Screen gems...with M.V. Moorhead
DVD: The Butterfly Effect
Thanks to the tireless diligence of TV journalists and the supermarket tabloids, there are close and well-loved members of my family about whose personal lives I know less than I do of Ashton Kutcher's.
However, because I missed Dude, Where’s My Car? and haven't watched That '70s Show, I had no experience of this young man as an actor until I saw his star turn in My Boss's Daughter last year.
It was quite startling--even in the context of that appallingly inept and tedious attempt at comedy, Kutcher stuck out as a bad actor.
So it's nice to report that Kutcher's vehicle The Butterfly Effect, available on DVD, is a step up. This lurid metaphysical melodrama is bursting with feverish angst, horrific plot twists and its own brand of flaky illogic. But it isn't dull, and it's at least as unintentionally funny as My Boss's Daughter was unintentionally unfunny. It has the potential to become a kitsch classic.
Summarizing the plot of The Butterfly Effect isn't an easy task, but here goes:
The hero is Evan, played by several excellent young actors and as an adult by Kutcher. Evan’s childhood and adolescence have been troubled, unhappy and dangerous—he's given to blackouts, an early sign of the same mysterious brain affliction for which his father has long been locked up in a mental institution.
His childhood love Kayleigh (played as an adult by Amy Smart) has a loathsome pedophile father (Eric Stoltz) and a crazy, violently jealous brother. After a series of tragedies, Evan’s mother (Melora Walters) moves him away from the neighborhood.
Flash forward to college age, when Evan stumbles on to an unusual method of time travel. He learns that if he reads the handwritten journals he's been keeping since childhood, he can jump back into the situation with his adult perspective and thus change the outcome. In other words, go back and try the road not taken. Having realized that he's capable of this, he starts bustling around in his past, trying to redirect the flow of events so that things work out well for his friends and, especially, for Kayleigh.

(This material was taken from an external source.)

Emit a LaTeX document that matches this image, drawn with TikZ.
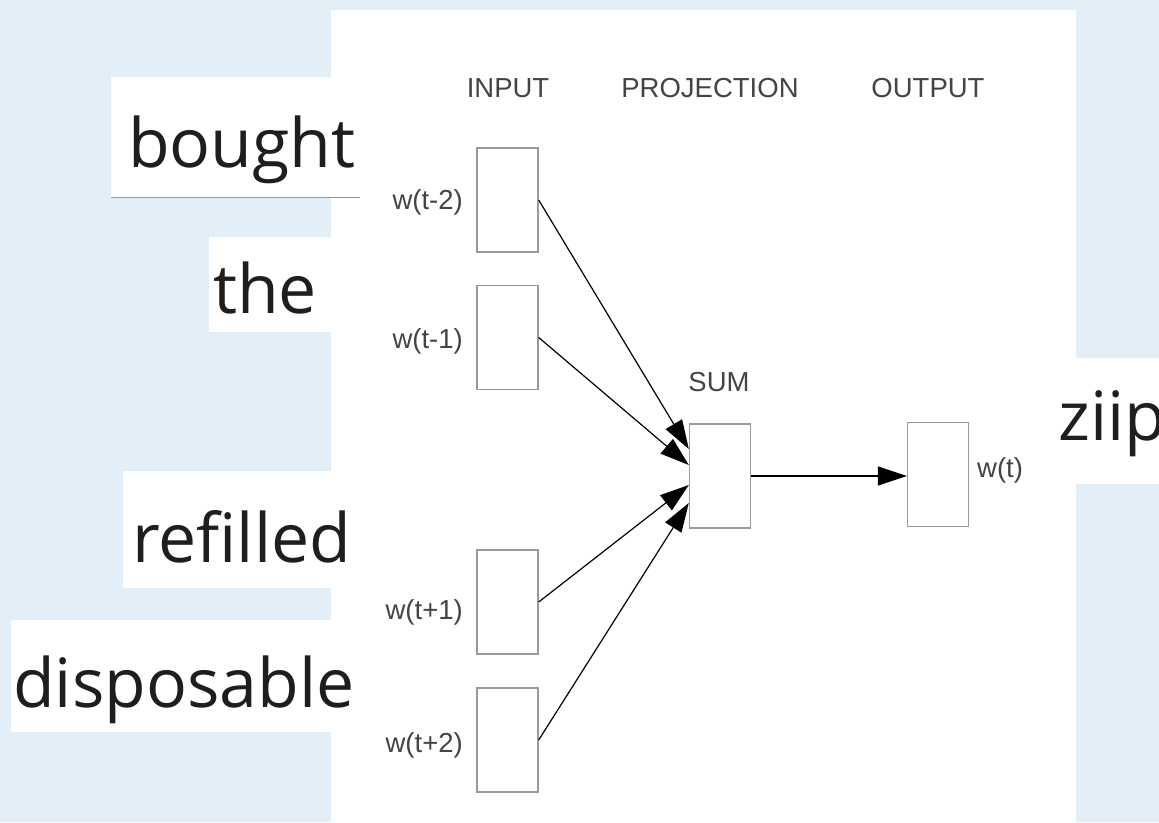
\documentclass[tikz,border=0pt]{standalone}
\usepackage{fontspec}
\setmainfont{Liberation Sans}
\newfontfamily\wordfont{Open Sans}
\usetikzlibrary{arrows.meta,calc}
\definecolor{bgblue}{HTML}{E2EFF9}
\definecolor{labelgray}{HTML}{444444}
\definecolor{boxgray}{HTML}{9A9A9A}
\definecolor{wordtext}{HTML}{1E1E1E}
\begin{document}
\begin{tikzpicture}[x=1pt,y=-1pt,
  unit/.style={draw=boxgray,line width=1.4pt,minimum width=61pt,minimum height=104pt,inner sep=0pt,fill=white},
  lbl/.style={text=labelgray,font=\fontsize{27.5}{30}\selectfont,inner sep=0pt},
  word/.style={text=wordtext,font=\wordfont\fontsize{68}{72}\selectfont,inner sep=0pt,anchor=base west},
  link/.style={draw=black,line width=1.2pt,-{Triangle[length=29pt,width=19pt]}}]
\useasboundingbox (0,0) rectangle (1159,822);
% background and white sheet
\fill[bgblue] (0,0) rectangle (1159,822);
\fill[white] (331,10) rectangle (1076,822);
% word cards
\fill[white] (111,77) rectangle (360,197);
\draw[boxgray,line width=1pt] (111,197) -- (360,197);
\fill[white] (209,237) rectangle (331,332);
\fill[white] (123,471) rectangle (332,588);
\fill[white] (11,620) rectangle (332,732);
\fill[white] (1076,358) rectangle (1159,484);
\node[word] (wbought) at (128,167) {bought};
\node[word] (wthe) at (213,313) {the};
\node[word] (wrefilled) at (132,562) {refilled};
\node[word] (wdisposable) at (13,707) {disposable};
\node[word] (wziip) at (1058,440) {ziip};
% column headings
\node[lbl] (hin) at (508,88) {INPUT};
\node[lbl] (hproj) at (710,88) {PROJECTION};
\node[lbl] (hout) at (928,88) {OUTPUT};
% units
\node[unit] (in1) at (507.5,200) {};
\node[unit] (in2) at (507.5,337.5) {};
\node[unit] (in3) at (507.5,602) {};
\node[unit] (in4) at (507.5,740) {};
\node[unit] (sum) at (720,476) {};
\node[unit] (out) at (938,474.5) {};
% unit labels
\node[lbl,anchor=east] (l1) at (463,202) {w(t-2)};
\node[lbl,anchor=east] (l2) at (463,341) {w(t-1)};
\node[lbl,anchor=east] (l3) at (463,612) {w(t+1)};
\node[lbl,anchor=east] (l4) at (463,745) {w(t+2)};
\node[lbl] (lsum) at (719,382) {SUM};
\node[lbl,anchor=west] (lout) at (977,470) {w(t)};
% connections
\draw[link] (in1.east) -- ([yshift=27pt]sum.west);
\draw[link] (in2.east) -- ([yshift=11pt]sum.west);
\draw[link] (in3.east) -- ([yshift=-9pt]sum.west);
\draw[link] (in4.east) -- ([yshift=-27pt]sum.west);
\draw[link] (sum.east) -- (sum.east -| out.west);
\end{tikzpicture}
\end{document}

This is an admirable device. One of the most basic of all human fantasies is that of the "do-over"—it's summed up in the simple, touchingly impossible refrain of Rod Stewart's loveliest song: "I wish that I knew what I know now/When I was younger."
And the writing/directing team of Eric Bress and J. Mackye Gruber are quick to exploit the Rod Serling-ish implications of the premise.
Each time that Evan returns to adulthood after a bit of revisionist history, he finds things newly goofed up, in ever more baroque ways. If he goes back and prevents Kayleigh's creepy father from molesting her, he wakes up years later as her boyfriend, in a sort of beer-commercial fantasy of frat boy life.
This doesn't seem so bad at first, until it lands him (improbably, even for this movie) in prison, and an object of desire for burly white supremacists. Oops. So he goes back and prevents the crazy brother from killing his dog, and wakes up to find that Kayleigh is now a pathetic crack addict. So he goes back again and prevents the prank which leads to this outcome, and wakes up to find...
Well, you get the idea. After a while it becomes almost as funny as the Simpsons’ Halloween episode that used the same gimmick—you half expect Evan to start saying "duh!" each time he's cosmically foiled.
But Bress and Gruber keep piling on the sensationalism, Kutcher performs with vigor, and his costars take a gleeful relish in their various incarnations. The appealing Amy Smart is particularly lucky; her role is virtually an audition reel demonstrating her versatility.
Make no mistake, The Butterfly Effect (the title, by the way, refers to the belief that a butterfly beating its wings on one side of the world can lead to a typhoon on the other) is a preposterous movie.
But like many of preposterous movies, it has an undeniable power—it connects with our inner lives in ways that lots of more sensible, subtle, tasteful films don't.
The DVD—Silly as The Butterfly Effect may be, the DVD is lively. It’s presented in “InifiniFilm,” a format which, when activated, offers the viewer optional access to tidbits of documentary and commentary throughout the movie. There are also two documentary shorts, one discussing the history and allure of time travel in the movies, the other summarizing Chaos Theory—just in case you want a little education to go with your tawdry melodrama.
Rated R, The Butterfly Effect is not for younger kids.